Je prends les clés dans ma pochette et j’ouvre la porte. Je m’écarte pour le laisser entrer. Je ferme tout à clé et je le retrouve au salon.

− Je te sers quelque chose à boire?
− Non merci.
− Euh. Ok. J’avoue que ta présence me décontenance un peu tout de même.
− Je sais Adanna.
− Tu es de passage en ville?
− Pas exactement.
- ......
− Je devais te dire quelque chose de vive voix.
− Ah oui ?
− J’aimerai que tu t’asseyes un instant s’il te plaît.
− Qu’est-ce qui se passe Khaleb? Pourquoi veux-tu que je m’asseye?
− ……
− Je te parle Khaleb. Qu’est-ce qui se passe?
− …. C’est Mawa

Mon coeur se met à battre terriblement dans ma poitrine.

− Quoi Mawa? QU’est-ce qu’il y a? Je demande apeurée.
− On a retrouvé son corps cette nuit.
− Quoi? Mais de quoi tu parles?
− Mawa est partie. Mawa est décédée.
− C’est faux. Elle ne peut pas être morte. Mawa ne peut pas être morte. Dis-je en criant.

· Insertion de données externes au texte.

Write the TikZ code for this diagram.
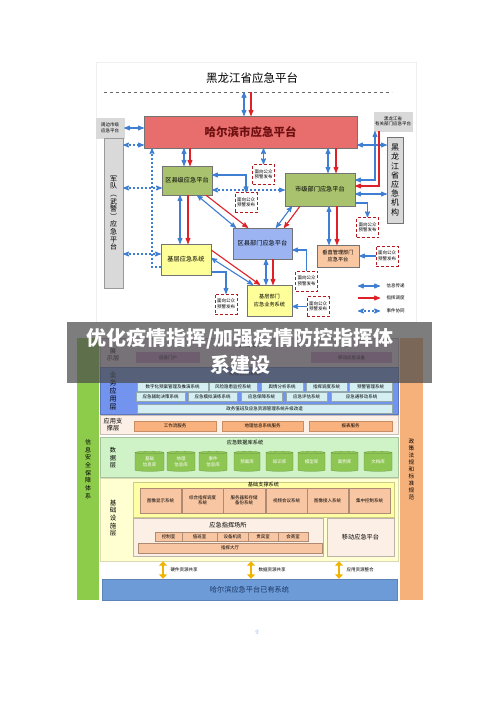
\documentclass[tikz,border=0pt]{standalone}
\usepackage{fontspec}
\setmainfont{Noto Sans CJK SC}
\usetikzlibrary{arrows,arrows.meta,shapes.geometric,shadows,positioning}
\definecolor{hrbred}{HTML}{E86E6E}
\definecolor{hrbtxt}{HTML}{6E1010}
\definecolor{olivebox}{HTML}{A8C26E}
\definecolor{qxblue}{HTML}{9CB5F2}
\definecolor{jcyel}{HTML}{FFFF99}
\definecolor{czpeach}{HTML}{F9C8A2}
\definecolor{shdpur}{HTML}{6A3D8F}
\definecolor{arrblue}{HTML}{3E7ED3}
\definecolor{arrred}{HTML}{E02027}
\definecolor{arryel}{HTML}{F2B300}
\definecolor{gbox}{HTML}{D9D9D9}
\definecolor{zsbg}{HTML}{EAD5EC}
\definecolor{zsit}{HTML}{C58BCB}
\definecolor{ywbg}{HTML}{7394EE}
\definecolor{ywit}{HTML}{D4EEF2}
\definecolor{zcbg}{HTML}{FCEFE6}
\definecolor{zcit}{HTML}{F9B27E}
\definecolor{sjbg}{HTML}{CFF3C6}
\definecolor{sjcyl}{HTML}{8DC653}
\definecolor{jsbg}{HTML}{FFFFD2}
\definecolor{jsin}{HTML}{FFFFA6}
\definecolor{jsit}{HTML}{F8C6A3}
\definecolor{sidegreen}{HTML}{8DCB4B}
\definecolor{sideorange}{HTML}{F6B07A}
\definecolor{barblue}{HTML}{6C9BD8}
\definecolor{navytxt}{HTML}{1F3864}

\tikzset{
  f4/.style={font=\fontsize{4.5}{5.5}\selectfont},
  f5/.style={font=\fontsize{5.2}{6.2}\selectfont},
  f6/.style={font=\fontsize{6.2}{7.6}\selectfont},
  pf/.style={draw=black!55, line width=.4, inner sep=0, align=center, f6},
  shd/.style={drop shadow={shadow xshift=1.3pt, shadow yshift=-1.3pt, fill=shdpur, opacity=1}},
  gz/.style={draw=arrred!80!black, densely dashed, line width=.5, fill=white, minimum width=22, minimum height=20, inner sep=0, align=center, f4},
  barr/.style={draw=arrblue, line width=1.1, <->, >=stealth'},
  rarr/.style={draw=arrred, line width=1.1, ->, >=stealth'},
  darr/.style={barr, dash pattern=on 2.5pt off 1.5pt},
  yarr/.style={draw=arryel, line width=2.2, {Triangle[width=8pt,length=4.5pt]}-{Triangle[width=8pt,length=4.5pt]}},
  lay/.style={line width=.4, inner sep=0, minimum width=298},
  it/.style={line width=.3, inner sep=0, align=center, f4}
}

\begin{document}
\begin{tikzpicture}[x=1pt, y=-1pt]
\useasboundingbox[fill=white] (0,0) rectangle (500,706);

% top: emergency platform network
\draw[gray!12] (96,62) rectangle (416,322);
\node[font=\fontsize{11.5}{13}\selectfont] (ttl) at (252,78) {黑龙江省应急平台};
\draw[dashed, black!60] (104,92) -- (392,92);
\coordinate (dl) at (250.5,92);

\node[pf, fill=hrbred, minimum width=213, minimum height=32, text=hrbtxt, font=\fontsize{11.5}{13}\selectfont\bfseries] (hrb) at (250.5,132) {哈尔滨市应急平台};
\node[pf, fill=gbox, draw=gbox, minimum width=28, minimum height=20, f4] (zb) at (110,128) {周边市级\\应急平台};
\node[pf, fill=gbox, draw=gbox, minimum width=38, minimum height=19, f4] (yg) at (393,121.5) {黑龙江省\\有关部门应急平台};
\node[pf, fill=gbox, draw=black!40, minimum width=19, minimum height=150, font=\fontsize{7}{7.6}\selectfont] (jd) at (113.5,213) {军\\队\\︵\\武\\警\\︶\\应\\急\\平\\台};
\node[pf, fill=gbox, draw=black!55, minimum width=16, minimum height=86, font=\fontsize{8}{9.2}\selectfont] (sj) at (395,180) {黑\\龙\\江\\省\\应\\急\\机\\构};

\node[pf, shd, fill=olivebox, minimum width=50, minimum height=29] (qxj) at (187,180.5) {区县级应急平台};
\node[pf, shd, fill=olivebox, minimum width=70, minimum height=33] (sjbm) at (320,189.5) {市级部门应急平台};
\node[pf, shd, fill=qxblue, minimum width=59, minimum height=31] (qxbm) at (262.5,243.5) {区县部门应急平台};
\node[pf, shd, fill=jcyel, minimum width=50, minimum height=31] (jcyj) at (186,259.5) {基层应急系统};
\node[pf, fill=czpeach, minimum width=42, minimum height=22, f5] (czgl) at (338,256) {垂直管理部门\\应急平台};
\node[pf, fill=jcyel, minimum width=45, minimum height=31, f5] (jcbm) at (269.5,300.5) {基层部门\\[2pt]应急业务系统};

\node[gz] (gz1) at (263.5,174.5) {面向公众\\预警发布};
\node[gz] (gz2) at (246,202.5) {面向公众\\预警发布};
\node[gz] (gz3) at (367.5,227.5) {面向公众\\预警发布};
\node[gz] (gz4) at (387,256) {面向公众\\预警发布};
\node[gz] (gz5) at (306.5,281) {面向公众\\预警发布};
\node[gz] (gz6) at (226,304) {面向公众\\预警发布};
\node[gz] (gz7) at (318,306.5) {面向公众\\预警发布};

\draw[barr] ([xshift=-6.5]dl) -- ([xshift=-6.5]hrb.north);
\draw[rarr] ([xshift=.5]dl) -- ([xshift=.5]hrb.north);
\draw[barr] (zb.east) -- (zb.east -| hrb.west);
\draw[darr] ([yshift=-13]hrb.west -| jd.east) -- ([yshift=-13]hrb.west);
\draw[darr, <-] ([xshift=-98.5]hrb.south) |- ([yshift=-7.5]jcyj.west);
\draw[darr] ([yshift=-7.5]qxj.west -| jd.east) -- ([yshift=-7.5]qxj.west);
\draw[darr] ([yshift=5.5]jcyj.west -| jd.east) -- ([yshift=5.5]jcyj.west);
\draw[barr] ([xshift=-3]qxj.north |- hrb.south) -- ([xshift=-3]qxj.north);
\draw[rarr] ([xshift=3]qxj.north |- hrb.south) -- ([xshift=3]qxj.north);
\draw[barr] (gz1.north |- hrb.south) -- (gz1.north);
\draw[barr] ([xshift=8]sjbm.north |- hrb.south) -- ([xshift=8]sjbm.north);
\draw[rarr] ([xshift=16]sjbm.north |- hrb.south) -- ([xshift=16]sjbm.north);
\draw[barr] ([yshift=-13]hrb.east) -- ([yshift=-13]hrb.east -| sj.west);
\draw[barr] ([xshift=-18]yg.south) |- ([yshift=9.5]sjbm.east);
\draw[rarr] ([xshift=-14]yg.south) |- ([yshift=3.5]sjbm.east);
\draw[barr] ([yshift=-4.5]sjbm.east) -- ([yshift=-4.5]sjbm.east -| sj.west);
\draw[barr, <-] (gz3.north) |- ([yshift=-13.5]sjbm.east);
\draw[barr] ([xshift=9]sjbm.south) -- ([xshift=9]sjbm.south |- czgl.north);
\draw[rarr] ([xshift=17]sjbm.south) -- ([xshift=17]sjbm.south |- czgl.north);
\draw[barr, <-] (gz4.west -| czgl.east) -- (gz4.west);
\draw[barr] ([xshift=-28]sjbm.south) -- ([xshift=13.5]qxbm.north);
\draw[rarr] ([xshift=-20]sjbm.south) -- ([xshift=21.5]qxbm.north);
\draw[barr] ([yshift=5.5]qxj.east) -| (gz2.north);
\draw[darr] ([yshift=-9.5]qxj.east) -- ([yshift=-9.5]qxj.east -| sjbm.west);
\draw[barr] ([xshift=10]qxj.south) -- ([xshift=-26.5]qxbm.north);
\draw[rarr] ([xshift=19]qxj.south) -- ([xshift=-14.5]qxbm.north);
\draw[barr] ([xshift=-7]qxj.south) -- ([xshift=-7]qxj.south |- jcyj.north);
\draw[rarr] ([xshift=1]qxj.south) -- ([xshift=1]qxj.south |- jcyj.north);
\draw[rarr] ([yshift=9.5]jcyj.east) -- ([xshift=-9.5]jcbm.north);
\draw[barr] ([yshift=1.5]jcyj.east) -- ([xshift=-16.5]jcbm.north);
\draw[barr, <-] (gz6.north) |- ([yshift=-12.5]jcyj.east);
\draw[barr] ([xshift=3.5]qxbm.south) -- ([xshift=3.5]qxbm.south |- jcbm.north);
\draw[rarr] ([xshift=10.5]qxbm.south) -- ([xshift=10.5]qxbm.south |- jcbm.north);
\draw[barr, <-] ([yshift=-6.5]qxbm.east) -| (gz5.north);
\draw[barr, <-] (gz7.west -| jcbm.east) -- (gz7.west);

% legend
\coordinate (la1) at (358,286); \coordinate (lb1) at (380,286);
\coordinate (la2) at (358,298); \coordinate (lb2) at (380,298);
\coordinate (la3) at (358,311); \coordinate (lb3) at (380,311);
\draw[barr] (la1) -- (lb1);
\draw[rarr] (la2) -- (lb2);
\draw[darr] (la3) -- (lb3);
\node[f4, anchor=west] (lt1) at (383,286) {信息传递};
\node[f4, anchor=west] (lt2) at (383,298) {指挥调度};
\node[f4, anchor=west] (lt3) at (383,311) {事件协同};

% bottom: system architecture
\node[fill=sidegreen, minimum width=22, minimum height=262, inner sep=0, align=center, font=\fontsize{6}{7.7}\selectfont] (aq) at (88,469) {信\\息\\安\\全\\保\\障\\体\\系};
\node[fill=sideorange, minimum width=23, minimum height=262, inner sep=0, align=center, font=\fontsize{5.6}{7}\selectfont] (zc) at (411.5,469) {政\\策\\法\\规\\和\\标\\准\\规\\范};

\node[lay, fill=zsbg, draw=zsbg!80!black, minimum height=29] (zs) at (249,352.5) {};
\node[lay, fill=ywbg, draw=ywbg!80!black, minimum height=47] (yw) at (249,390.5) {};
\node[lay, fill=zcbg, draw=zcbg!80!black, minimum height=19] (yy) at (249,424.5) {};
\node[lay, fill=sjbg, draw=sjbg!80!black, minimum height=40] (sjk) at (249,457) {};
\node[lay, fill=jsbg, draw=jsbg!85!black, minimum height=83] (jc) at (249,519.5) {};

\node[f6, align=center] (zsl) at (113,355) {展\\示层};
\node[font=\fontsize{7}{8}\selectfont, align=center] (ywl) at (113,391) {业\\务\\应\\用\\层};
\node[f6, align=center] (yyl) at (113,424.5) {应用支\\撑层};
\node[f6, align=center] (sjl) at (113,458) {数\\据\\层};
\node[font=\fontsize{6.5}{7.6}\selectfont, align=center] (jcl) at (113,518) {基\\础\\设\\施\\层};

\node[f4] (fwqd) at (247,346) {服务渠道};
\node[it, fill=zsit, minimum width=64, minimum height=11] (mh) at (168,357.5) {应急门户};
\node[it, fill=zsit, minimum width=81, minimum height=11] (yd) at (351.5,357.5) {移动应急设备};

\node[f5] (zhyy) at (245,374) {综合应用系统};
\foreach \cx/\w/\t [count=\i] in {172.5/71/数字化预案管理及推演系统, 233/48/风险隐患监控系统, 282/42/舆情分析系统, 326.5/41/指挥调度系统, 370.5/43/预警管理系统}
  \node[it, fill=ywit, draw=ywit!70!black, minimum width=\w, minimum height=9] (ya\i) at (\cx,386.5) {\t};
\foreach \cx/\w/\t [count=\i] in {160.5/49/应急辅助决策系统, 212.5/49/应急模拟演练系统, 261.5/41/应急保障系统, 306.5/41/应急评估系统, 361.5/61/应急通移动系统}
  \node[it, fill=ywit, draw=ywit!70!black, minimum width=\w, minimum height=9] (yb\i) at (\cx,396.5) {\t};
\node[it, fill=ywit, draw=ywit!70!black, minimum width=255, minimum height=9] (yc) at (264.5,408.5) {政务值班及应急资源管理系统升级改造};

\foreach \cx/\w/\t [count=\i] in {175/82/工作流服务, 262.5/81/地理信息系统服务, 350.5/83/报表服务}
  \node[it, fill=zcit, draw=zcit!80!black, minimum width=\w, minimum height=10] (zf\i) at (\cx,426) {\t};

\node[f5] (sjxt) at (245,443) {应急数据库系统};
\foreach \cx/\w/\t [count=\i] in {149.5/29/基础\\信息库, 181/28/地理\\信息库, 213/28/事件\\信息库, 247/26/预案库, 279.5/27/知识库, 311.5/27/模型库, 344.5/27/案例库, 378/28/文档库}
  \node[cylinder, shape border rotate=90, aspect=.18, fill=sjcyl, draw=sjcyl!75!black, line width=.3, inner sep=0, minimum width=\w, minimum height=20, align=center, text=white, f4] (ck\i) at (\cx,462) {\t};

\node[draw=jsin!80!black, fill=jsin, line width=.3, minimum width=261, minimum height=35, inner sep=0] (zcxt) at (263.5,499.5) {};
\node[f5] (zcxtl) at (263.5,485) {基础支撑系统};
\foreach \cx/\t [count=\i] in {160.5/图像显示系统, 202.5/综合指挥调度\\系统, 244/服务器和存储\\备份系统, 286.5/视频会议系统, 327.5/图像接入系统, 369.5/集中控制系统}
  \node[it, fill=jsit, draw=jsit!70!black, minimum width=41.5, minimum height=25] (js\i) at (\cx,500.5) {\t};

\node[draw=zcbg!75!black, fill=zcbg, line width=.3, minimum width=190, minimum height=38, inner sep=0] (cs) at (228,537) {};
\node[f6] (csl) at (228,525) {应急指挥场所};
\foreach \cx/\w/\t [count=\i] in {168.5/27/控制室, 199.5/35/值班室, 232.5/31/设备机房, 263/30/贵宾室, 293/30/会商室}
  \node[it, fill=jsit, draw=jsit!70!black, minimum width=\w, minimum height=9] (fj\i) at (\cx,536.5) {\t};
\node[it, fill=jsit, draw=jsit!70!black, minimum width=184, minimum height=10] (dt) at (230,548) {指挥大厅};
\node[draw=zcbg!75!black, fill=zcbg, line width=.3, minimum width=67, minimum height=38, inner sep=0, f6] (ydpt) at (360.5,537) {移动应急平台};

\node[fill=barblue, draw=barblue!85!black, minimum width=295, minimum height=21, inner sep=0, text=navytxt, font=\fontsize{7.2}{8}\selectfont] (yyxt) at (249.5,589.5) {哈尔滨应急平台已有系统};
\draw[yarr] ([xshift=-86.5]yyxt.north |- jc.south) -- ([xshift=-86.5]yyxt.north);
\draw[yarr] ([xshift=1.5]yyxt.north |- jc.south) -- ([xshift=1.5]yyxt.north);
\draw[yarr] ([xshift=89.5]yyxt.north |- jc.south) -- ([xshift=89.5]yyxt.north);
\node[f4, anchor=west] (gx1) at (167,570) {硬件资源共享};
\node[f4, anchor=west] (gx2) at (255,570) {数据资源共享};
\node[f4, anchor=west] (gx3) at (343,570) {应用资源整合};

\node[text=arrblue!50, font=\fontsize{6}{7}\selectfont] (pg) at (257,632) {9};

% banner
\fill[black!70, opacity=.72] (67,322) rectangle (432,383);
\node[text=white, font=\fontsize{20}{27}\selectfont\bfseries, align=center] (bt) at (240,351) {优化疫情指挥/加强疫情防控指挥体\\系建设};
\end{tikzpicture}
\end{document}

Il s’est levé vers moi et j’ai commencé à pleurer silencieusement. Mawa? Non. Je cours vers mon ordinateur dans ma chambre et me connecte sur Facebook et la dure réalité me frappe de plein fouet en voyant des messages de condoléances sur son mur. J’hurle toute ma douleur et je sens les bras puissants de Khaleb qui me retiennent pour ne pas que je me fasse mal en glissant près de mon lit. Il me sert fort dans ses bras et alors que je me débats au début, je finis par me laisser faire et à pleurer de tout mon soul. Je refuse d’y croire. Ce n’est pas possible. MAis que s’est-il passé Seigneur? J’ai trop mal au cœur.